Saturday, June 5, 2021

THE PRESIDENT’S ANALYST


Tonight’s movie, via the new local Blu-ray release from Imprint. The first film to be greenlit by the infamous Robert Evans in his role as head of production at Paramount, THE PRESIDENT’S ANALYST (1967) is one of the greatest near-miss cult films of the sixties. It has never really enjoyed much recognition beyond a very small but devoted fan base, but hopefully this new Blu-ray will help change that. It’s certainly a hard film to easily define – it’s equal parts political satire, paranoia thriller, groovy spy spoof, and counterculture head trip, all captured through a strange, almost MAD Magazine-styled, lens.

Written and directed by Theodore J. Flicker (perhaps best known as the co-creator of the classic BARNEY MILLER sitcom), THE PRESIDENT’S ANALYST stars James Coburn, at the epitome of his 60s cool, as New York psychiatrist Sidney Schaefer, who is recruited to work exclusively as the personal analyst to the president of the United States. On call 24/7, it isn’t exactly the dream gig that Schaefer first imagines it to be, and he soon finds himself overwhelmed and exhausted by stress and paranoia, and the very real feeling that various local and foreign organisations are coming after him, all with their own agendas to either use him to influence the President’s policy decisions, glean whatever secrets he has learned from his private sessions, or simply to silence him altogether.

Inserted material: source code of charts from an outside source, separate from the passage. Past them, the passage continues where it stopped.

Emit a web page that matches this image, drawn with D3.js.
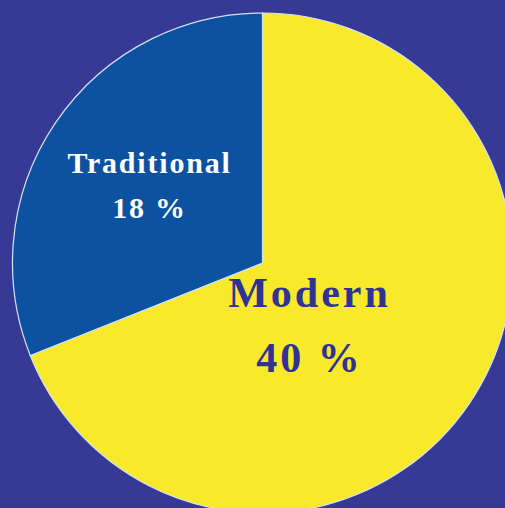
<!DOCTYPE html>
<html>
<head>
<meta charset="utf-8">
<script src="https://cdn.jsdelivr.net/npm/d3@7"></script>
<style>
  html, body { margin: 0; padding: 0; background: #363a95; overflow: hidden; }
  text { font-family: "Liberation Serif", "Times New Roman", serif; font-weight: bold; }
</style>
</head>
<body>
<div id="chart"></div>
<script>
// chart data
let categories = ["Modern", "Traditional"];
let values = [40, 18];
let labels = ["40 %", "18 %"];

let width = 505,
    height = 508;
let cx = 262.5, cy = 263, radius = 250;

let colors = d3.scaleOrdinal()
    .domain(categories)
    .range(["#f8ea2a", "#0c52a1"]);

let svg = d3.select("#chart")
    .append("svg")
    .attr("width", width)
    .attr("height", height);

svg.append("rect")
    .attr("width", width)
    .attr("height", height)
    .attr("fill", "#363a95");

let g = svg.append("g")
    .attr("transform", "translate(" + cx + "," + cy + ")");

let pie = d3.pie().sort(null).value(d => d.value);
let arc = d3.arc().innerRadius(0).outerRadius(radius);

let data = categories.map((c, i) => ({ name: c, value: values[i], label: labels[i] }));
let arcs = pie(data);

g.selectAll("path.slice")
    .data(arcs)
    .enter()
    .append("path")
    .attr("class", "slice")
    .attr("d", arc)
    .attr("fill", d => colors(d.data.name))
    .attr("stroke", "#d6e2f4")
    .attr("stroke-width", 1.2);

// label positions (offset from centre) and styles
let labelStyle = {
    Modern: { dx: 47, dy: 44, gap: 65, size: 42, spacing: 3, fill: "#2f3393" },
    Traditional: { dx: -113, dy: -90, gap: 45, size: 30, spacing: 1.8, fill: "#ffffff" }
};

arcs.forEach(d => {
    let s = labelStyle[d.data.name];
    let t = g.append("text")
        .attr("text-anchor", "middle")
        .attr("fill", s.fill)
        .style("font-size", s.size + "px")
        .style("letter-spacing", s.spacing + "px");
    t.append("tspan")
        .attr("x", s.dx)
        .attr("y", s.dy)
        .text(d.data.name);
    t.append("tspan")
        .attr("x", s.dx)
        .attr("y", s.dy + s.gap)
        .text(d.data.label);
});
</script>
</body>
</html>
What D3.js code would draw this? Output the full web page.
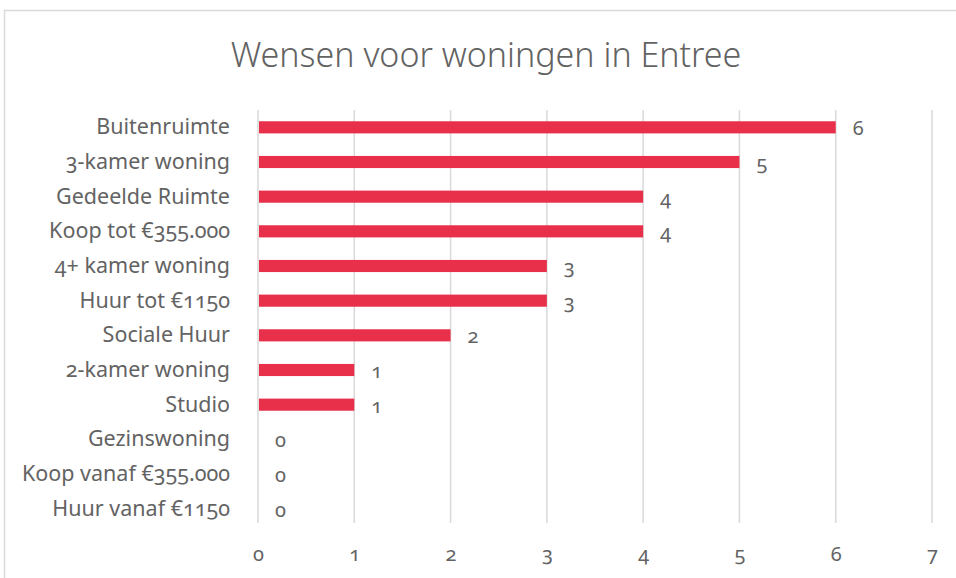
<!DOCTYPE html>
<html><head><meta charset="utf-8">
<script src="https://cdn.jsdelivr.net/npm/d3@7"></script>
<style>
body{margin:0;background:#fff;}
svg text{font-family:"Noto Sans",sans-serif;font-feature-settings:"onum" 1;font-variant-numeric:oldstyle-nums;}
</style></head>
<body><svg id="chart" width="956" height="578"></svg>
<script>
const title = "Wensen voor woningen in Entree";
const categories = ["Buitenruimte","3-kamer woning","Gedeelde Ruimte","Koop tot €355.000","4+ kamer woning","Huur tot €1150","Sociale Huur","2-kamer woning","Studio","Gezinswoning","Koop vanaf €355.000","Huur vanaf €1150"];
const values = [6,5,4,4,3,3,2,1,1,0,0,0];
const xTicks = [0,1,2,3,4,5,6,7];

const svg = d3.select("#chart");
const textColor = "#636363";
const barColor = "#E8304A";
const gridColor = "#d9d9d9";

svg.append("rect").attr("x",4.5).attr("y",10.5).attr("width",960).attr("height",600)
  .attr("fill","#fff").attr("stroke",gridColor).attr("stroke-width",1.5);

const x = d3.scaleLinear().domain([0,7]).range([258,932]);
const y = d3.scaleBand().domain(categories).range([110,526]).paddingInner(0.65).paddingOuter(0.325);

// gridlines
svg.append("g").selectAll("line").data(xTicks).join("line")
  .attr("x1",d=>x(d)).attr("x2",d=>x(d)).attr("y1",110).attr("y2",523)
  .attr("stroke",gridColor).attr("stroke-width",1.5);

// bars
svg.append("g").selectAll("rect").data(values).join("rect")
  .attr("x",x(0)+1).attr("y",(d,i)=>y(categories[i]))
  .attr("width",d=>Math.max(0,x(d)-x(0)-1)).attr("height",y.bandwidth())
  .attr("fill",barColor);

// category labels
svg.append("g").selectAll("text").data(categories).join("text")
  .attr("x",230).attr("y",d=>y(d)+y.bandwidth()/2+7)
  .attr("text-anchor","end").attr("font-size",21.5).attr("fill",textColor).text(d=>d);

// value labels
svg.append("g").selectAll("text").data(values).join("text")
  .attr("x",d=>x(d)+17).attr("y",(d,i)=>y(categories[i])+y.bandwidth()/2+8)
  .attr("font-size",20).attr("fill",textColor).text(d=>d);

// x axis labels
const axis = d3.axisBottom(x).tickValues(xTicks).tickSize(0).tickPadding(0).tickFormat(d3.format("d"));
const ag = svg.append("g").attr("transform","translate(0,547)").call(axis);
ag.select(".domain").remove();
ag.selectAll("text").attr("font-size",20).attr("fill",textColor).attr("font-family",null);

// title
svg.append("text").attr("x",486).attr("y",67).attr("text-anchor","middle")
  .attr("font-size",34).attr("font-weight",300).attr("fill",textColor).text(title);
</script></body></html>
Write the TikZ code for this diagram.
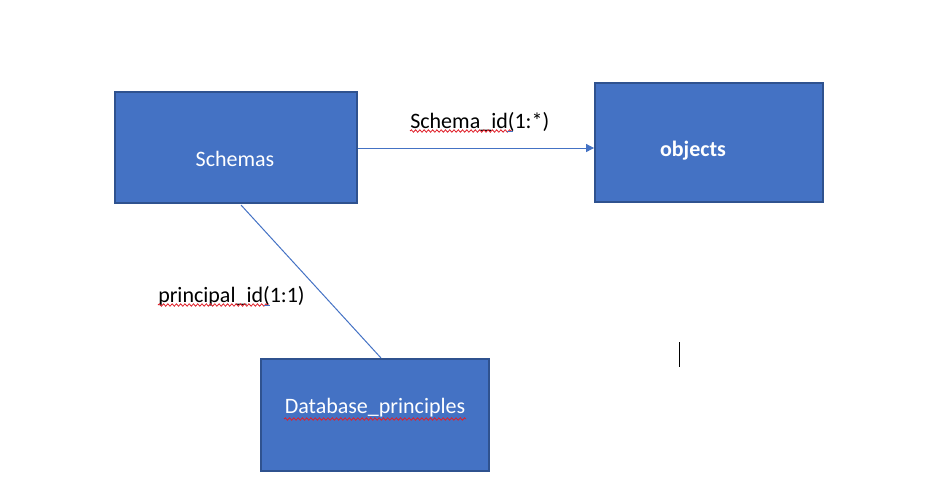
\documentclass[tikz,border=0pt]{standalone}
\usepackage{fontspec}
\setmainfont{Carlito}
\usetikzlibrary{arrows.meta,decorations.pathmorphing}
\definecolor{boxfill}{HTML}{4472C4}
\definecolor{boxdraw}{HTML}{2F528F}
\definecolor{squig}{HTML}{E0202A}
\begin{document}
\begin{tikzpicture}[x=0.75pt,y=-0.75pt,
  entity/.style={draw=boxdraw,line width=1.4pt,fill=boxfill,text=white,inner sep=0pt},
  etext/.style={text=white,font=\fontsize{16.5}{19}\selectfont,inner sep=0pt},
  conn/.style={draw=boxfill,line width=0.75pt},
  lbl/.style={font=\fontsize{16.5}{19}\selectfont,inner sep=0pt,anchor=west},
  wavy/.style={draw=squig,line width=0.6pt,decorate,decoration={snake,amplitude=0.9pt,segment length=3.2pt}}]
\useasboundingbox (0,0) rectangle (935,490);
\node[entity,minimum width=242*0.75pt,minimum height=111*0.75pt] (schemas) at (236,147.5) {};
\node[etext] (schemastxt) at (235,159) {Schemas};
\node[entity,minimum width=228*0.75pt,minimum height=119*0.75pt] (objects) at (709,142.5) {};
\node[etext,font=\fontsize{16.5}{19}\selectfont\bfseries] (objectstxt) at (693,151) {objects};
\node[entity,minimum width=228*0.75pt,minimum height=112*0.75pt] (dbp) at (375,415) {};
\node[etext] (dbptxt) at (375,408) {Database\_principles};
\draw[conn,-{Triangle[length=6pt,width=6pt]}] (schemas.east |- 0,148) -- (objects.west |- 0,148);
\draw[conn] (241,205) coordinate (a) -- (381,358) coordinate (b);
\node[lbl] (sid) at (410,122) {Schema\_id(1:*)};
\node[lbl] (pid) at (158,296) {principal\_id(1:1)};
\draw[wavy] (410,131) -- (512,131);
\draw[draw=boxfill,line width=0.6pt] (507,131.5) -- (513,131.5);
\draw[wavy] (158,305) -- (269,305);
\draw[draw=boxfill,line width=0.6pt] (264,305.5) -- (270,305.5);
\draw[wavy] (284,419) -- (466,419);
\draw[line width=0.6pt] (679,342) -- (679,367);
\end{tikzpicture}
\end{document}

THE PRESIDENT’S ANALYST is one of those movies where the narrative continually dips between reality and paranoid illusions, and the soundtrack score by Lalo Schifrin (and the way it is mixed) provides an impressive and suitable sense of aural schizophrenia. Coburn is great, but Godfrey Cambridge, as the agent who recruits Schaefer for his important new role, is sensational, his opening scene in the movie being particularly potent and powerful (and certainly not the way you might expect the movie to begin). And its depiction of telecommunication companies being all-invasive and controlling seems scarily prophetic in retrospect.

Thankfully, this print of THE PRESIDENT’S ANALYST includes the original music by Barry McGuire, which was replaced due to rights issues on TV and early VHS prints. McGuire, well-known for his classic 1964 protest song “Eve of Destruction”, also has an onscreen role here, as the leader of a travelling hippie commune that Schaefer spends time hiding out amongst. Extras on the Imprint release include the original theatrical trailer, a video appreciation of the film by UK author Kim Newman (who interestingly compares it to the works of Philip K. Dick), and an audio commentary by film historian and writer Tim Lucas, a lifelong admirer of the film who provides a good balance of production information and analysis (I am intrigued and excited by his suggestion that THE PRESIDENT’S ANALYST contains the film debut of MANIAC’s Joe Spinell!).